La priorità della sinistra: «Dare affetto ai carcerati»

La «stanza dell'amore» promossa dai familiari dei detenuti: «Scelta di civiltà». Ma la Lega insorge: «Un bordello in galera»

Davanti al carcere Due Palazzi di Padova ci sono la figlia e la moglie di un ergastolano. Sono emozionate. Ma determinate: «Oggi è un giorno speciale», ci dicono. Tra qualche minuto parleranno via Skype con i parlamentari della commissione Giustizia che hanno dato il via all'operazione «stanze dell'affetto». L'amore di una figlia e l'amore di una moglie per un uomo che ha sbagliato e che sta pagando il proprio debito con la giustizia. Due testimonial ideali per una «scelta di civiltà», che però la Lega ha subito bollato come «totale follia».

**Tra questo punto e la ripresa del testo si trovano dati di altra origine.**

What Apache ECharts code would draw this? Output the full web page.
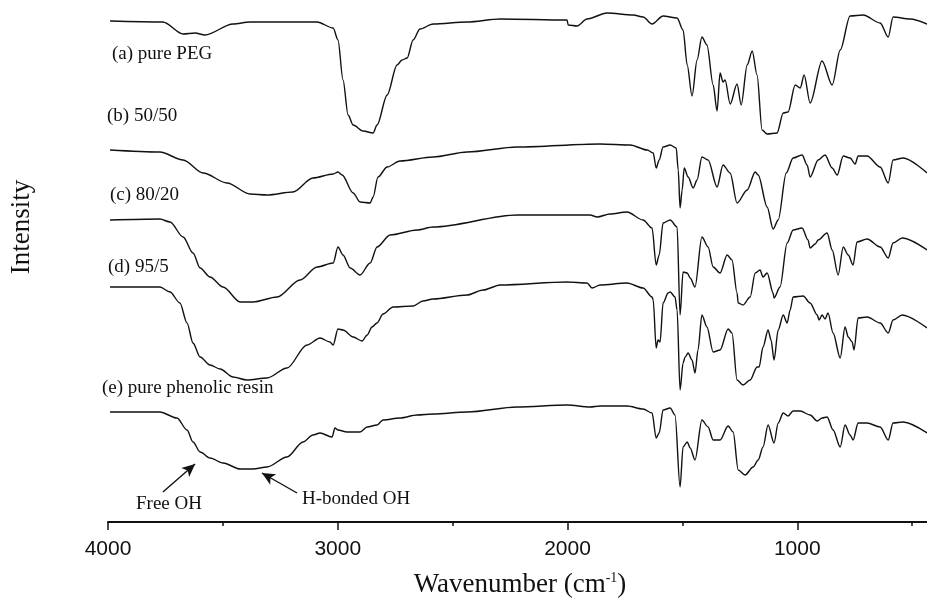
<!DOCTYPE html>
<html>
<head>
<meta charset="utf-8">
<script src="https://cdn.jsdelivr.net/npm/echarts/dist/echarts.min.js"></script>
<style>
	html, body { margin: 0; padding: 0; background: #fff; }
	#ftir { width: 927px; height: 609px; }
</style>
</head>
<body>
<div id="ftir"></div>
<script>
// [wavenumber (cm-1), intensity], offsets included
var pegA = [[3991,501],[3761,500],[3673,488],[3621,489],[3578,487],[3456,498],[3382,500],[3090,500],[3020,494],[2999,482],[2977,442],[2955,407],[2933,397],[2890,391],[2846,389],[2829,397],[2785,427],[2742,457],[2720,462],[2698,464],[2672,482],[2642,493],[2585,498],[2437,500],[2293,503],[2002,502],[1997,497],[1958,496],[1915,503],[1828,509],[1714,507],[1671,505],[1632,498],[1584,506],[1523,504],[1497,492],[1479,457],[1458,426],[1436,462],[1415,485],[1393,477],[1366,437],[1349,411],[1336,449],[1323,440],[1314,442],[1292,418],[1262,438],[1244,417],[1218,457],[1196,471],[1175,447],[1153,392],[1131,388],[1088,389],[1061,409],[1040,410],[1009,437],[987,434],[970,447],[944,419],[892,461],[848,437],[813,472],[770,506],[713,507],[639,499],[604,485],[583,505],[509,503],[435,498]];

var blend5050 = [[3991,372],[3774,370],[3673,362],[3586,349],[3482,339],[3382,328],[3308,327],[3195,330],[3108,344],[3020,348],[2999,350],[2981,347],[2933,329],[2903,320],[2859,319],[2846,325],[2825,345],[2785,355],[2729,361],[2585,365],[2437,370],[2219,375],[1858,378],[1727,377],[1653,372],[1627,369],[1614,354],[1601,362],[1584,375],[1553,377],[1527,374],[1518,352],[1510,314],[1501,332],[1492,354],[1475,345],[1453,334],[1436,342],[1415,365],[1388,362],[1349,335],[1323,357],[1292,349],[1262,319],[1218,332],[1183,350],[1170,347],[1131,315],[1105,293],[1083,302],[1048,349],[1018,364],[979,367],[957,357],[944,345],[909,362],[879,367],[848,354],[826,347],[800,366],[770,364],[748,358],[735,366],[696,366],[639,355],[604,339],[583,362],[539,364],[435,349]];

var blend8020 = [[3991,302],[3774,303],[3730,300],[3673,285],[3630,269],[3599,254],[3556,245],[3499,235],[3425,220],[3369,220],[3264,225],[3164,242],[3090,255],[3020,259],[2999,275],[2977,267],[2946,254],[2903,247],[2859,259],[2829,275],[2772,287],[2655,292],[2585,295],[2219,307],[2150,307],[1902,307],[1871,305],[1815,308],[1741,310],[1671,302],[1632,294],[1614,257],[1601,267],[1584,299],[1553,302],[1523,295],[1510,207],[1497,250],[1479,249],[1466,244],[1445,235],[1415,285],[1388,275],[1366,255],[1336,249],[1305,267],[1284,262],[1262,229],[1257,219],[1236,217],[1205,225],[1183,249],[1162,252],[1149,245],[1131,249],[1105,229],[1101,224],[1075,235],[1044,279],[1018,292],[979,294],[953,282],[944,274],[922,278],[909,282],[870,289],[848,272],[822,247],[800,275],[778,267],[757,257],[740,280],[696,283],[639,275],[604,264],[583,279],[543,284],[435,272]];

var blend955 = [[3991,235],[3774,235],[3730,230],[3687,219],[3656,199],[3630,179],[3599,165],[3556,157],[3512,153],[3456,145],[3395,142],[3308,144],[3221,154],[3134,177],[3077,184],[3034,180],[3020,177],[2999,193],[2977,192],[2933,185],[2894,181],[2872,187],[2851,195],[2829,199],[2803,208],[2759,215],[2672,216],[2629,221],[2585,223],[2437,227],[2367,232],[2293,237],[2002,240],[1915,239],[1893,234],[1858,237],[1741,239],[1671,234],[1632,225],[1627,222],[1614,174],[1606,182],[1597,180],[1584,219],[1562,229],[1553,230],[1532,225],[1523,212],[1510,132],[1497,159],[1488,165],[1475,169],[1458,162],[1445,149],[1432,172],[1415,207],[1393,195],[1366,170],[1336,172],[1301,193],[1284,189],[1262,142],[1236,137],[1205,142],[1175,155],[1166,155],[1149,175],[1127,192],[1114,182],[1101,162],[1083,192],[1061,207],[1044,199],[1031,212],[1018,225],[974,226],[944,219],[913,207],[905,202],[892,207],[879,203],[866,209],[844,189],[813,164],[792,195],[778,185],[761,180],[753,172],[735,204],[696,205],[639,199],[604,189],[583,202],[543,207],[435,194]];

var phenolic = [[3991,110],[3774,110],[3700,104],[3656,92],[3630,80],[3599,70],[3556,64],[3499,59],[3425,53],[3369,53],[3308,55],[3221,65],[3151,80],[3108,87],[3077,89],[3025,85],[3012,94],[2999,92],[2960,90],[2903,90],[2872,95],[2829,97],[2803,102],[2729,104],[2655,107],[2585,108],[2437,110],[2219,115],[2002,117],[1902,115],[1858,116],[1741,116],[1671,113],[1632,109],[1614,84],[1601,89],[1584,112],[1553,114],[1532,107],[1510,35],[1497,75],[1479,80],[1466,74],[1445,62],[1415,102],[1388,95],[1366,82],[1336,82],[1301,96],[1279,90],[1257,52],[1227,47],[1192,55],[1170,62],[1149,75],[1127,97],[1101,79],[1083,99],[1061,109],[1040,106],[1018,111],[987,111],[944,107],[913,101],[892,104],[870,105],[844,92],[813,75],[792,97],[770,87],[757,82],[735,99],[696,99],[639,95],[604,82],[583,99],[539,100],[435,89]];

var curveNames = ['(a) pure PEG', '(b) 50/50', '(c) 80/20', '(d) 95/5', '(e) pure phenolic resin'];
var tickLabels = [4000, 3000, 2000, 1000];

// arrows: [tail, head] in [wavenumber, intensity]
var freeOH = [[3761,30],[3621,58]];
var hBondOH = [[3177,29],[3330,49]];

var serif = 'Liberation Serif, Times New Roman, serif';

var myChart = echarts.init(document.getElementById('ftir'));

function spectrum(name, data, extra) {
	var s = {
		name : name,
		type : 'line',
		data : data,
		showSymbol : false,
		smooth : 0.3,
		smoothMonotone : 'x',
		lineStyle : { color : '#111', width : 1.4 },
		silent : true
	};
	if (extra) s.markLine = extra;
	return s;
}

var arrows = {
	silent : true,
	symbol : ['none', 'arrow'],
	symbolSize : [9, 13],
	lineStyle : { color : '#111', width : 1.4, type : 'solid' },
	label : { show : false },
	data : [
		[{ coord : freeOH[0] }, { coord : freeOH[1] }],
		[{ coord : hBondOH[0] }, { coord : hBondOH[1] }]
	]
};

function label(text, x, y, size) {
	return {
		type : 'text', left : x, top : y - size / 2 - 1,
		style : { text : text, fontFamily : serif, fontSize : size, fill : '#111' }
	};
}

var option = {
	animation : false,
	// the axis runs on to 0 cm-1, past the right edge of the picture
	grid : { left : 108, top : 2, width : 919, height : 520, outerBoundsMode : 'none', containLabel : false },
	xAxis : {
		type : 'value',
		inverse : true,
		min : 0,
		max : 4000,
		interval : 1000,
		axisLine : { lineStyle : { color : '#111', width : 2 } },
		axisTick : { length : 8, lineStyle : { color : '#111', width : 1.5 } },
		minorTick : { show : true, splitNumber : 2, length : 4, lineStyle : { color : '#111', width : 1.5 } },
		splitLine : { show : false },
		axisLabel : {
			margin : 17,
			fontFamily : 'Liberation Sans, Arial, sans-serif',
			fontSize : 21,
			color : '#111',
			formatter : function(v) { return tickLabels.indexOf(v) >= 0 ? String(v) : ''; }
		}
	},
	yAxis : { type : 'value', min : 0, max : 520, show : false },
	series : [
		spectrum(curveNames[0], pegA),
		spectrum(curveNames[1], blend5050),
		spectrum(curveNames[2], blend8020),
		spectrum(curveNames[3], blend955),
		spectrum(curveNames[4], phenolic, arrows)
	],
	graphic : [
		label(curveNames[0], 112, 55, 19),
		label(curveNames[1], 107, 117, 19),
		label(curveNames[2], 110, 196, 19),
		label(curveNames[3], 108, 268, 19),
		label(curveNames[4], 102, 389, 19),
		label('Free OH', 136, 505, 19),
		label('H-bonded OH', 302, 500, 19),
		{
			type : 'text', x : 22, y : 227, rotation : Math.PI / 2,
			style : { text : 'Intensity', fontFamily : serif, fontSize : 27, fill : '#111',
				align : 'center', verticalAlign : 'middle' }
		},
		{
			type : 'text', x : 520, y : 571,
			style : {
				text : '{t|Wavenumber (cm}{s|-1}{t|)}',
				align : 'center', verticalAlign : 'top',
				rich : {
					t : { fontFamily : serif, fontSize : 27, lineHeight : 27, padding : [13, 0, 0, 0], verticalAlign : 'bottom', fill : '#111' },
					s : { fontFamily : serif, fontSize : 14, lineHeight : 14, verticalAlign : 'top', fill : '#111' }
				}
			}
		}
	]
};

myChart.setOption(option);
</script>
</body>
</html>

Il cancello del carcere di Padova si spalanca, le donne entrano nel luogo delle loro angosce. Ma anche, da oggi, delle loro speranze.

Inizia così l'iter per la realizzazione di «locali idonei dove i detenuti possano intrattenere rapporti affettivi senza controllo visivo». La proposta di legge porta la firma del deputato padovano del Partito Democratico, Alessandro Zan. È lui l'organizzatore di una videoconferenza «storica»: per la prima volta dei detenuti (con i loro cari) si collegano direttamente con il Parlamento.

Un miracolo che poteva avvenire solo in un carcere modello come quello padovano, dove gli «orizzonti» sono tutt'altro che «ristretti». Si chiama cosi - «Ristretti orizzonti» - il centro di documentazione che ha trasformato, insieme alla Cooperativa Giotto e all'Associazione Granello di Senape, decine di detenuti in lavoratori a tempo pieno: la dimostrazione che il carcere, come strumento di rieducazione e reinserimento sociale, non è una chimera, ma può diventare realtà.

Dopo il call center, il laboratorio di pasticceria, il laboratorio artigianale che crea valigie e manichini, ora è la volta di un altro esperimento; se anche questo sarà destinato al successo (come i precedenti), lo vedremo in futuro. Ma il percorso legislativo per le «stanze dell'affettività familiare» si preannuncia accidentato: su un tema simile demagogia e strumentalizzazioni sono pronte infatti a vanificare anche le migliori idee. E non c'è dubbio che questa che - impropriamente - è stata battezzata la «cella del sesso», rappresenti un progetto condivisibile. Se non fosse che a sinistra hanno subito cominciato a cavalcarlo come se fosse una «priorità del Paese», mentre a destra già si è iniziato a demolirlo senza neppure conoscerne i dettagli.

Le «stanze dell'affettività» prevedono una visita al mese che può durare dalle 6 alle 24 ore.

«Un tempo in cui non penseremo certo al sesso - spiega al Giornale la moglie di un detenuto -, ma a ristabilire un'intimità che i colloqui tradizionali, sotto l'occhio vigile degli agenti di custodia, non possono certo garantire. Ambienti in cui avranno accesso le persone più vicine. Illudendosi che quella stanza possa, almeno per un po', trasformarsi nel salotto di casa di un uomo “libero”». Obiettivo: ricreare, per ciò che è possibile in un carcere, il calore di un ambiente riservato, l'intimità di una relazione interpersonale. La proposta dell'onorevole Zan è stata sottoscritta da altri 20 parlamentari di vari partiti, ma la polemica è dietro l'angolo. Nicola Molteni della Lega Nord, su Facebook ha accusato la proposta di legge di «trasformare il carcere in un bordello».

Ma Zan chiarisce: «Il sesso non c'entra nulla, qui stiamo parlando di altro. Un detenuto è giusto che venga punito perché ha commesso un reato, ma non è giusto che sia punita anche la famiglia. Sono luoghi dove ci potrà essere sicuramente un bacio, degli abbracci, delle carezze affettuose, ma nulla di più.

Esistono già nelle carceri di tutta Europa luoghi di questo tipo, è un diritto di civiltà, solo in Italia non esistono».

«Non fatemi vedere i vostri palazzi ma le vostre carceri, poiché è da esse che si misura il grado di civiltà di una nazione», sosteneva Voltaire. Forse aveva ragione.